Restoring the Downstairs Doorways

Danascara has gone through a lot of changes over the years. Some are welcome additions – closets added, indoor plumbing, a large kitchen, a poured concrete basement, and many structural supports that have kept the house strong well past its 200th birthday.

But some of the changes weren’t the best fit for the house – and no criticism toward those who made the decisions – sometimes it’s difficult to separate necessary updates from trend-driven decisions when renovating an old home.

The change that has bothered me the most was the open concept in the downstairs. At some point, the living room, foyer, and dining room were thrown wide to each other with large uncased openings between the rooms, essentially creating a cavernous 42 + feet of connected living space with too many different functions to make it feel right. Some houses and spaces aren’t meant to be open concept, and this was one of them.

Danascara’s dining room, foyer, and living room before we did our initial renovation.

I’ve known for a while that I wanted to make the openings smaller but I debated how I wanted to design those openings – should we do a paneled arch like the one around the bay window in the dining room? French doors?

The arch in the dining room that I considering modeling the other openings from.

This spring, I found my answer. Two women who lived in the farmhouse next door when they were children reached out to me. One had actually written a book about Danascara and her life growing up on a farm. They came over for a chat and were able to tell me so many details about what Danascara looked like when the original owners sold it. It sat vacant for a while before new owners lived in it, and they used to come over and play in the empty house!

Me (center) with Elizabeth and Heather, who grew up in the farmhouse next door to Danascara and shared their recollections with me.

Our chat gave me so many gems about this home’s history, but perhaps the best information was that there used to be two sets of big pocket doors between the dining room, foyer, and living room.

That night, I sat thinking about our conversation, and had a lightbulb moment: the pocket doors had been repurposed for our closet doors!

When we bought our house, much of the hardware had been stolen when it had been abandoned, but in old listing photos I had seen that our (overly large) closet doors had detailed, recessed hardware on them, and above that someone had drilled in to add traditional door handles. Well that recessed hardware was pocket door hardware! I ran upstairs to measure those closet doors and they were all the same exact size – they were the four original pocket doors!

A close up view of the hardware on one of the original pocket doors. I was able to find the original pulls at a salvage website.
One of the pocket doors was repurposed as a closet door in our library, seen here. One was used as a bedroom door, and the other two were used on closets as well.

Of course I had to cut open the walls downstairs to see if we could put the pocket doors back! Spoiler: we couldn’t.

When the house was renovated in the 1980s, huge steel beams were put in on either side of the foyer, underneath the tower section of the house, to square up major sagging. In the walls where the pocket doors had been there are now steel supports that hold up those beams. Not something we could move or would want to move at this point!

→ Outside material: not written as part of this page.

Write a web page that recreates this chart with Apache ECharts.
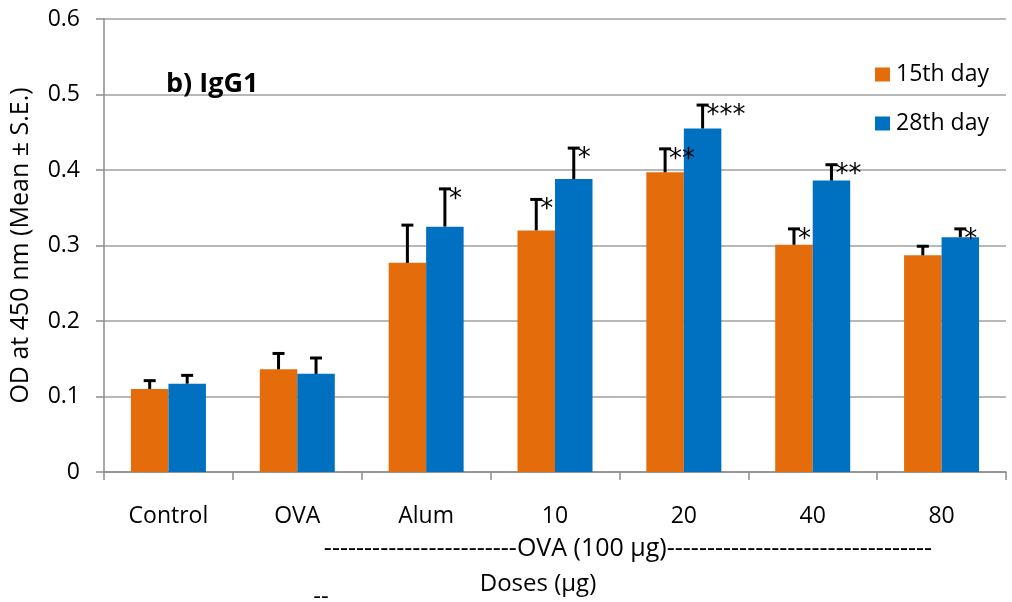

This is a photo of the steel support in the wall where the pocket doors used to recess.

So I changed course and decided that we would still put the pocket doors back, but as double doors between the rooms instead.

Yesterday we completed the first step in that process: framing the doorways!

The new framed doorways – we made sure to center them on the fireplaces on either side for symmetry.

My dad, my brother Rocco, and my husband worked hard to get these doorways perfectly plumb and level so the process of hanging the doors will be a little easier.

Our door framing team.

My dad also convinced me that we should add an outlet and a sconce on the foyer side of each wall.

We will run electrical through these walls for sconces on either side of the entry doors.

The next steps are to add that electrical, insulate between the studs, add drywall, tape and mud.

It feels really good to restore this part of the house to very close to what it once was!

Our trusty helpers will come back to help us hang the doors – a tricky process. Stay tuned for updates!

4 thoughts on “Restoring the Downstairs Doorways

  1. I like the job so far. I agree about doors into parlor and dining room. Open concept isn’t for old historic homes especially when the rooms are large enough already.

  2. I have commented before to let you know how wonderful it is to see Danascara and the immediate area around your house. I grew up “on top of the hill” from your home. I love seeing all you have done while restoring your place and was absolutely thrilled to see the picture of Heather and Elizabeth when they came to see the house. Heather was my childhood friend and I used to walk to her farm (passing by your house) on the way “down the hill” to play. In fact, your neighbor next door is my sister’s friend. Love what you and your husband are doing to restore that grand old house. Your instagram pictures and stories keep me up to date. We don’t come up to Fonda very often, but will be up for a cousin get together and to see the fall leaves in October. Keep on posting your pictures and stories. I love seeing them.